Bi-Fact: A Bidirectional Factorization-based Evaluation of Intent Extraction from UI Trajectories
Sapir Caduri, Anatoly Efros, Noam Kahlon, Danielle Cohen, Yoni Halpern, Ido Dagan
TL;DR
Bi-Fact introduces a fact-level evaluation for UI-driven intent extraction by decomposing intents into atomic facts and evaluating bidirectional support between gold and predicted intents. It employs an LLM-driven automatic evaluation workflow with three stages of reasoning for predicting, recalling, and assessing factual coverage. On two human-judged datasets, Bi-Fact achieves higher agreement with human judgments than lexical, ROUGE, and NLI baselines, e.g., $F1=0.722$, $Kappa=0.508$, and $r=0.781$ (p<0.001) for fact-level correlation.
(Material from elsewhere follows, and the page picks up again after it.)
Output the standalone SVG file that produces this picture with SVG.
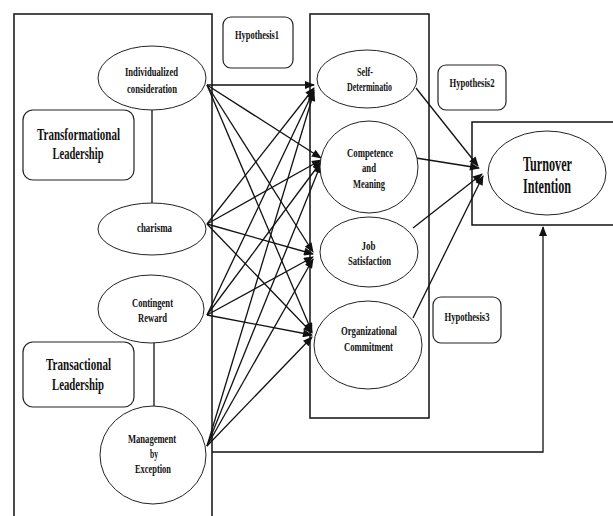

The approach offers a robust, granular metric that can improve downstream personalization and proactive UI assistance by better capturing fine-grained intent details.
Abstract
Evaluating intent extraction from GUIs demands accurate, fine-grained metrics. This paper introduces Bi-Fact, a novel method that decomposes intents into atomic facts and performs bidirectional comparisons to assess precision and recall. Experiments demonstrate Bi-Fact's superior correlation with human judgments compared to existing metrics, establishing a more robust evaluation framework for UI-driven intent understanding.